This is how Old Porvoo looks at 9 o-clock on a Monday morning Very quiet.
I got a lecture in history on the way to the "family-café":
Porvoo is second oldest city in Finland. The current wave of settlement began in the 13th-14th centuries. Porvoo was grated city status in the mid-14th century. Porvoo has fought for its very existence on serveral occasions over the centuries. At the beginning of the 16th century, Danes arrived by sea to destroy the city. The Russians burned Porvoo twice. In 1760, a Porvoo housewife made fish soup, and the fire it caused destroyed the majority of the buildings in the city. The last misfortune was the arson in 2006 that greatly damaged a key landmark of Old POrvoo, the cathedral. At the beginning of the 19th century, Finland was annexed to Russia as an autonomous grand duchy. Tsar Alexander I convened the first diet in Porvoo in March 1809. In Porvoo Cathedral, he gave a sovereign pledge in which he ratified the country's religion, its constitutional laws and the rights of the estates.

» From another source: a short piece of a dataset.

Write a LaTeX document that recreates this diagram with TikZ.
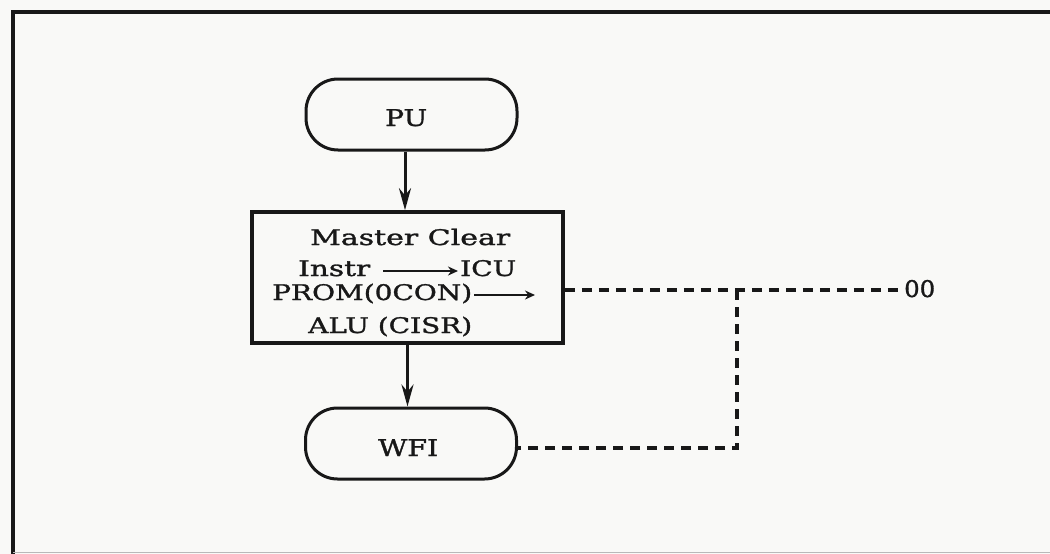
\documentclass[tikz,border=0pt]{standalone}
\usepackage{graphicx}
\usepackage{fontspec}
\setmainfont{DejaVu Serif}[FakeBold=1.2]
\usetikzlibrary{arrows.meta,calc}
\definecolor{ink}{RGB}{24,24,24}
\definecolor{paper}{RGB}{249,249,247}
\newcommand{\fitw}[2]{\resizebox{#1}{\height}{#2}}
\tikzset{
  txt/.style={inner sep=0pt, anchor=base west, font=\fontsize{21.5}{26}\selectfont, text=ink},
  bigtxt/.style={txt, font=\fontsize{23}{28}\selectfont},
  stadium/.style={draw=ink, line width=3pt, rounded corners=32pt, minimum width=211pt, minimum height=71pt, inner sep=0pt},
  flowbox/.style={draw=ink, line width=3.6pt, minimum width=311pt, minimum height=131pt, inner sep=0pt},
  flow/.style={draw=ink, line width=3pt, -{Stealth[length=22pt,width=12pt]}},
  inarrow/.style={draw=ink, line width=2.2pt, -{Stealth[length=10pt,width=9pt]}},
  link/.style={draw=ink, line width=3.2pt, dash pattern=on 10pt off 7pt},
}
\begin{document}
\begin{tikzpicture}[x=1pt,y=-1pt]
  \fill[paper] (0,0) rectangle (1050,554);
  \useasboundingbox (0,0) rectangle (1050,554);
  % frame
  \draw[ink, line width=3.6pt] (1050,12) -- (13,12) -- (13,554);
  \draw[gray!55, line width=1.2pt] (13,552.5) -- (1050,552.5);

  % shapes
  \node[stadium] (pu) at (411.5,114.5) {};
  \node[flowbox] (box) at (407.5,277.5) {};
  \node[stadium] (wfi) at (411,443.5) {};

  % labels
  \node[bigtxt] (pulabel) at (385,126) {\fitw{42pt}{PU}};
  \node[bigtxt] (wfilabel) at (378,456) {\fitw{60pt}{WFI}};
  \node[txt] (master) at (310,245) {\fitw{200pt}{Master Clear}};
  \node[txt] (instr) at (298,276) {\fitw{72pt}{Instr}};
  \node[txt] (icu) at (460,276) {\fitw{56pt}{ICU}};
  \node[txt] (prom) at (272,300) {\fitw{200pt}{PROM(0CON)}};
  \node[txt] (alu) at (308,333) {\fitw{164pt}{ALU (CISR)}};
  \node[bigtxt] (oo) at (904,297) {\fitw{31pt}{00}};

  % inline arrows
  \coordinate (promtip) at (535,295);
  \draw[inarrow] ($(instr.base east)+(13,-5)$) -- ($(icu.base west)+(-2,-5)$);
  \draw[inarrow] ($(prom.base east)+(2,-5)$) -- (promtip);

  % flow arrows
  \draw[flow] ([xshift=-6.5pt]pu.south) -- ([xshift=-6.5pt]pu.south |- box.north);
  \draw[flow] (box.south) -- (wfi.north -| box.south);

  % dashed connections
  \coordinate (j) at (737,290);
  \coordinate (k) at (737,448);
  \draw[link] (box.east |- j) -- ($(j -| oo.west)+(-5,0)$);
  \draw[link] (j) -- (k) -- (k -| wfi.east);
\end{tikzpicture}
\end{document}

Porvoo has been an important centre of trade since the 13th century. Jokikatu and Välikatu have always been lively shopping streets. People came to the city to shop, spend the night, have fun and eat well. Today, this tradition continues as people enjoy the unique atmosphere in the streets, gardens, cafés, resraurants, hotels, galleries and museums. The buildings in Old Porvoo today were built according to a medieval town plan and are ofhistorical value in terms of their construction. The Old Porvoo district currently covers an area of 18 hectares, with 250 residential buildings and 300 outbuildings. Roughly 700 people live in this area.
On the pics you can see the mentioned Jokikatu and Välikatu.
The pink building in the first picture is the historical museum housed in the Old Town Hall (1764). It features exhibitions from the prehistoric period and Middle Ages, clothing, jewelry, toys, vehicles etc.
That shop in front of which I pose on the crown is a toushop. They sell "old-fashioned" toys made of basically everything but plastic. The last pic is taken closer to the city center, showing the busy morning traffic on the main street.